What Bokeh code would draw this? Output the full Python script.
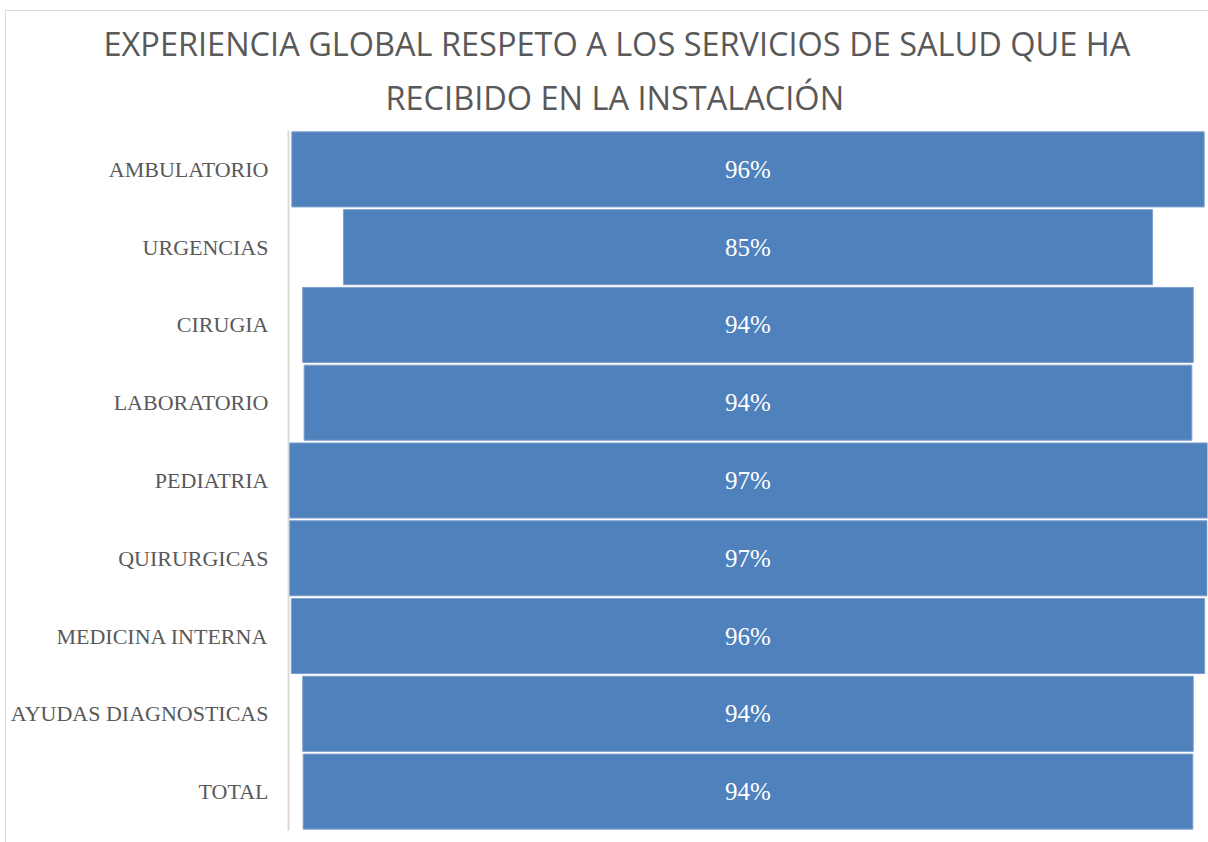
from bokeh.plotting import figure
from bokeh.models import Title, ColumnDataSource, InlineStyleSheet
from bokeh.core.properties import value
from bokeh.embed import file_html
from bokeh.resources import INLINE

categories = ["AMBULATORIO", "URGENCIAS", "CIRUGIA", "LABORATORIO", "PEDIATRIA",
              "QUIRURGICAS", "MEDICINA INTERNA", "AYUDAS DIAGNOSTICAS", "TOTAL"]
values = [96.3, 85.4, 94.0, 93.7, 97.0, 96.9, 96.4, 94.0, 93.9]
value_labels = ["96%", "85%", "94%", "94%", "97%", "97%", "96%", "94%", "94%"]
title_lines = ["EXPERIENCIA GLOBAL RESPETO A LOS SERVICIOS DE SALUD QUE HA",
               "RECIBIDO EN LA INSTALACIÓN"]

src = ColumnDataSource(dict(
    cat=categories,
    left=[-v / 2 for v in values],
    right=[v / 2 for v in values],
    zero=[0] * len(values),
    lab=value_labels,
))

border_css = InlineStyleSheet(css="""
:host { position: relative; }
:host::after { content: ''; position: absolute; left: 5px; top: 10px;
  width: 1300px; height: 1000px; border: 1px solid #D9D9D9;
  pointer-events: none; }
""")

p = figure(width=1208, height=842, y_range=list(reversed(categories)),
           x_range=(-48.5, 48.5), output_backend="svg", toolbar_location=None,
           min_border_left=288, min_border_right=1, min_border_top=130,
           min_border_bottom=12, stylesheets=[border_css])
p.outline_line_color = None
p.xaxis.visible = False
p.xgrid.visible = False
p.ygrid.visible = False

p.title.text = title_lines[0]
t2 = Title(text=title_lines[1])
p.add_layout(t2, "above")
for t, off, so in [(p.title, -185, -6), (t2, 97, 21)]:
    t.align = "left"
    t.offset = off
    t.standoff = so
    t.text_font = "Open Sans"
    t.text_font_size = "32.5px"
    t.text_font_style = "normal"
    t.text_color = "#595959"

p.hbar(y="cat", left="left", right="right", height=0.965, source=src,
       fill_color="#4F81BD", line_color="#7DA0CF", line_width=1)
p.text(x="zero", y="cat", text="lab", source=src, text_color="white",
       text_font=value("Liberation Serif"), text_font_size="25px",
       text_align="center", text_baseline="middle")

ax = p.yaxis[0]
ax.axis_line_color = "#D9D9D9"
ax.axis_line_width = 2
ax.major_tick_line_color = None
ax.minor_tick_line_color = None
ax.major_label_text_font = "Liberation Serif"
ax.major_label_text_font_size = "22px"
ax.major_label_text_color = "#595959"
ax.major_label_standoff = 14

open("out.html", "w").write(file_html(p, INLINE))
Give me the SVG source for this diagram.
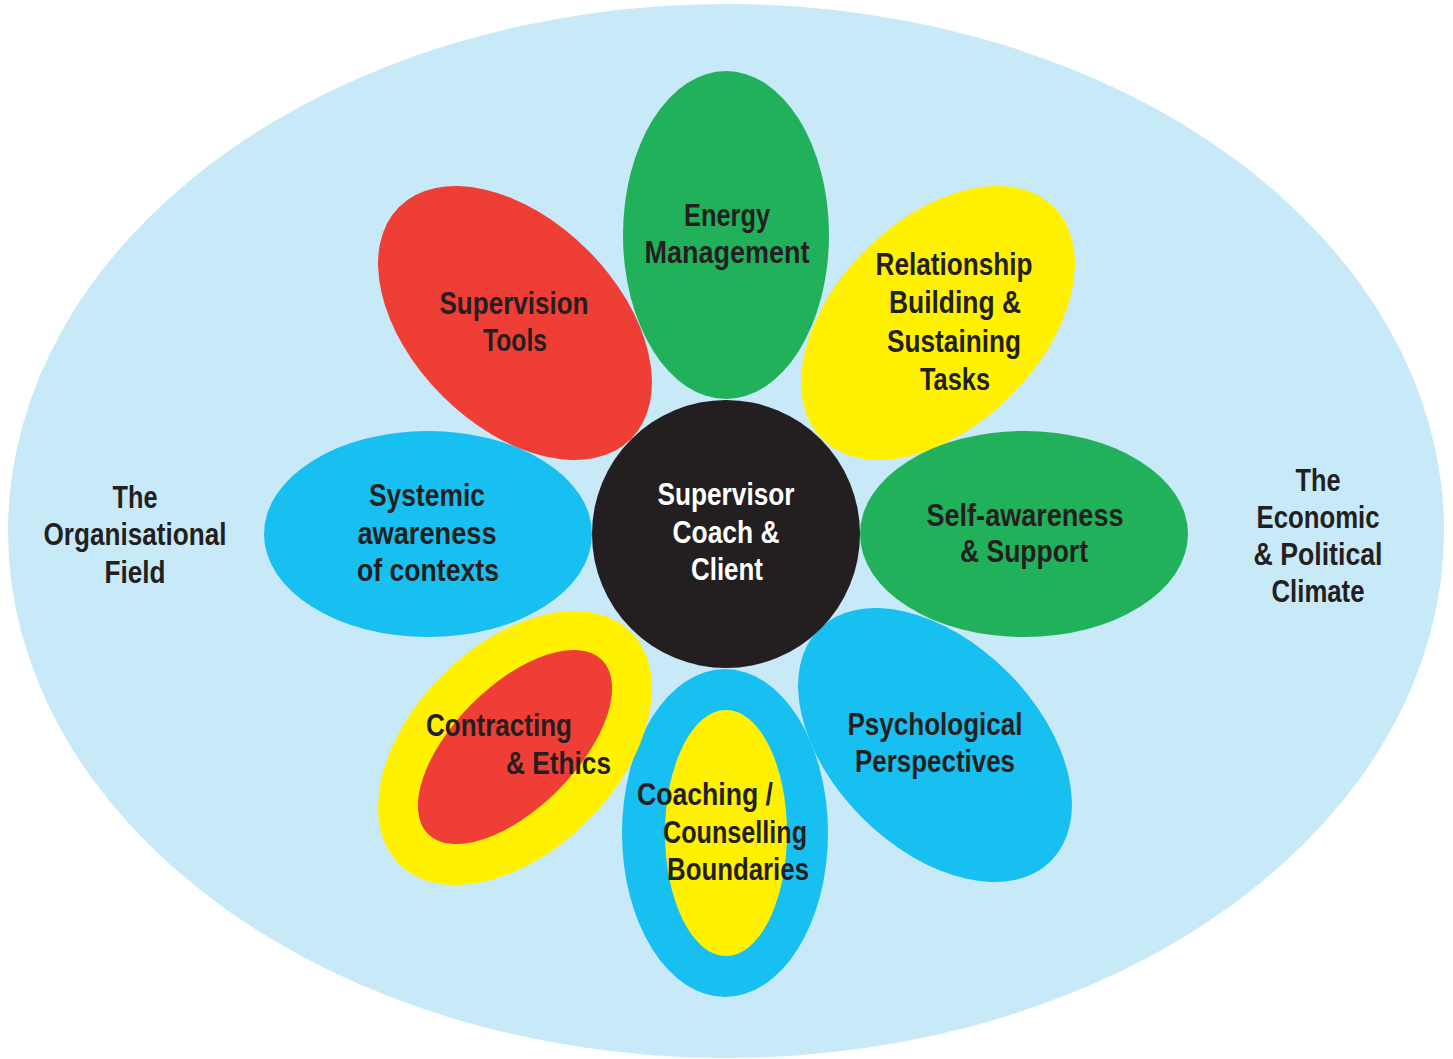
<svg xmlns="http://www.w3.org/2000/svg" width="1453" height="1059" viewBox="0 0 1453 1059">
<style>
.t{font-family:"Liberation Sans",Arial,"DejaVu Sans Condensed",sans-serif;font-weight:bold;font-size:32px;fill:#231F20}
.w{fill:#FFFFFF}
.m{text-anchor:middle}
.bg{fill:#C8E9F8}
.blue{fill:#17C0F0}
.green{fill:#22B15B}
.yellow{fill:#FFF100}
.red{fill:#EE3E35}
.dark{fill:#231F20}
</style>
<rect width="1453" height="1059" fill="#FFFFFF"/>
<g id="field">
<ellipse class="bg" cx="726" cy="531" rx="718" ry="527"/>
<text class="t m" x="135" y="508" textLength="45" lengthAdjust="spacingAndGlyphs">The</text>
<text class="t m" x="135" y="545" textLength="183" lengthAdjust="spacingAndGlyphs">Organisational</text>
<text class="t m" x="135" y="583" textLength="61" lengthAdjust="spacingAndGlyphs">Field</text>
<text class="t m" x="1318" y="491" textLength="45" lengthAdjust="spacingAndGlyphs">The</text>
<text class="t m" x="1318" y="528" textLength="123" lengthAdjust="spacingAndGlyphs">Economic</text>
<text class="t m" x="1318" y="565" textLength="129" lengthAdjust="spacingAndGlyphs">&amp; Political</text>
<text class="t m" x="1318" y="602" textLength="93" lengthAdjust="spacingAndGlyphs">Climate</text>
</g>
<g id="energy">
<ellipse class="green" cx="726" cy="235" rx="103" ry="164"/>
<text class="t m" x="727" y="226" textLength="86" lengthAdjust="spacingAndGlyphs">Energy</text>
<text class="t m" x="727" y="263" textLength="165" lengthAdjust="spacingAndGlyphs">Management</text>
</g>
<g id="relationship">
<ellipse class="yellow" cx="938" cy="323" rx="164" ry="103" transform="rotate(-45 938 323)"/>
<text class="t m" x="954" y="275" textLength="157" lengthAdjust="spacingAndGlyphs">Relationship</text>
<text class="t m" x="955" y="313" textLength="132" lengthAdjust="spacingAndGlyphs">Building &amp;</text>
<text class="t m" x="954" y="352" textLength="134" lengthAdjust="spacingAndGlyphs">Sustaining</text>
<text class="t m" x="955" y="390" textLength="70" lengthAdjust="spacingAndGlyphs">Tasks</text>
</g>
<g id="selfawareness">
<ellipse class="green" cx="1024" cy="534" rx="164" ry="103"/>
<text class="t m" x="1025" y="526" textLength="197" lengthAdjust="spacingAndGlyphs">Self-awareness</text>
<text class="t m" x="1024" y="562" textLength="128" lengthAdjust="spacingAndGlyphs">&amp; Support</text>
</g>
<g id="psychological">
<ellipse class="blue" cx="935" cy="745" rx="164" ry="103" transform="rotate(45 935 745)"/>
<text class="t m" x="935" y="735" textLength="175" lengthAdjust="spacingAndGlyphs">Psychological</text>
<text class="t m" x="935" y="772" textLength="160" lengthAdjust="spacingAndGlyphs">Perspectives</text>
</g>
<g id="coaching">
<ellipse class="blue" cx="725" cy="833" rx="103" ry="164"/>
<ellipse class="yellow" cx="726" cy="833" rx="61" ry="123"/>
<text class="t" x="637" y="805" textLength="136" lengthAdjust="spacingAndGlyphs">Coaching /</text>
<text class="t" x="663" y="843" textLength="144" lengthAdjust="spacingAndGlyphs">Counselling</text>
<text class="t" x="667" y="880" textLength="142" lengthAdjust="spacingAndGlyphs">Boundaries</text>
</g>
<g id="contracting">
<ellipse class="yellow" cx="515" cy="748" rx="164" ry="103" transform="rotate(-45 515 748)"/>
<ellipse class="red" cx="515" cy="747" rx="123" ry="61" transform="rotate(-45 515 747)"/>
<text class="t" x="426" y="736" textLength="146" lengthAdjust="spacingAndGlyphs">Contracting</text>
<text class="t" x="506" y="774" textLength="105" lengthAdjust="spacingAndGlyphs">&amp; Ethics</text>
</g>
<g id="systemic">
<ellipse class="blue" cx="428" cy="534" rx="164" ry="103"/>
<text class="t m" x="427" y="506" textLength="116" lengthAdjust="spacingAndGlyphs">Systemic</text>
<text class="t m" x="427" y="544" textLength="139" lengthAdjust="spacingAndGlyphs">awareness</text>
<text class="t m" x="428" y="581" textLength="142" lengthAdjust="spacingAndGlyphs">of contexts</text>
</g>
<g id="tools">
<ellipse class="red" cx="515" cy="323" rx="164" ry="103" transform="rotate(45 515 323)"/>
<text class="t m" x="514" y="314" textLength="149" lengthAdjust="spacingAndGlyphs">Supervision</text>
<text class="t m" x="515" y="351" textLength="64" lengthAdjust="spacingAndGlyphs">Tools</text>
</g>
<g id="center">
<circle class="dark" cx="726" cy="534" r="134"/>
<text class="t m w" x="726" y="505" textLength="137" lengthAdjust="spacingAndGlyphs">Supervisor</text>
<text class="t m w" x="726" y="543" textLength="107" lengthAdjust="spacingAndGlyphs">Coach &amp;</text>
<text class="t m w" x="727" y="580" textLength="72" lengthAdjust="spacingAndGlyphs">Client</text>
</g>
<g id="connectors"></g>
</svg>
=-=-=-=-=
Exercise instructions:
Print, exactly as written, the lines above from the first one to the one containing "p.ygrid.visible = False". Leave out pictures.

Response to this exercise:
What Bokeh code would draw this? Output the full Python script.
from bokeh.plotting import figure
from bokeh.models import Title, ColumnDataSource, InlineStyleSheet
from bokeh.core.properties import value
from bokeh.embed import file_html
from bokeh.resources import INLINE

categories = ["AMBULATORIO", "URGENCIAS", "CIRUGIA", "LABORATORIO", "PEDIATRIA",
              "QUIRURGICAS", "MEDICINA INTERNA", "AYUDAS DIAGNOSTICAS", "TOTAL"]
values = [96.3, 85.4, 94.0, 93.7, 97.0, 96.9, 96.4, 94.0, 93.9]
value_labels = ["96%", "85%", "94%", "94%", "97%", "97%", "96%", "94%", "94%"]
title_lines = ["EXPERIENCIA GLOBAL RESPETO A LOS SERVICIOS DE SALUD QUE HA",
               "RECIBIDO EN LA INSTALACIÓN"]

src = ColumnDataSource(dict(
    cat=categories,
    left=[-v / 2 for v in values],
    right=[v / 2 for v in values],
    zero=[0] * len(values),
    lab=value_labels,
))

border_css = InlineStyleSheet(css="""
:host { position: relative; }
:host::after { content: ''; position: absolute; left: 5px; top: 10px;
  width: 1300px; height: 1000px; border: 1px solid #D9D9D9;
  pointer-events: none; }
""")

p = figure(width=1208, height=842, y_range=list(reversed(categories)),
           x_range=(-48.5, 48.5), output_backend="svg", toolbar_location=None,
           min_border_left=288, min_border_right=1, min_border_top=130,
           min_border_bottom=12, stylesheets=[border_css])
p.outline_line_color = None
p.xaxis.visible = False
p.xgrid.visible = False
p.ygrid.visible = False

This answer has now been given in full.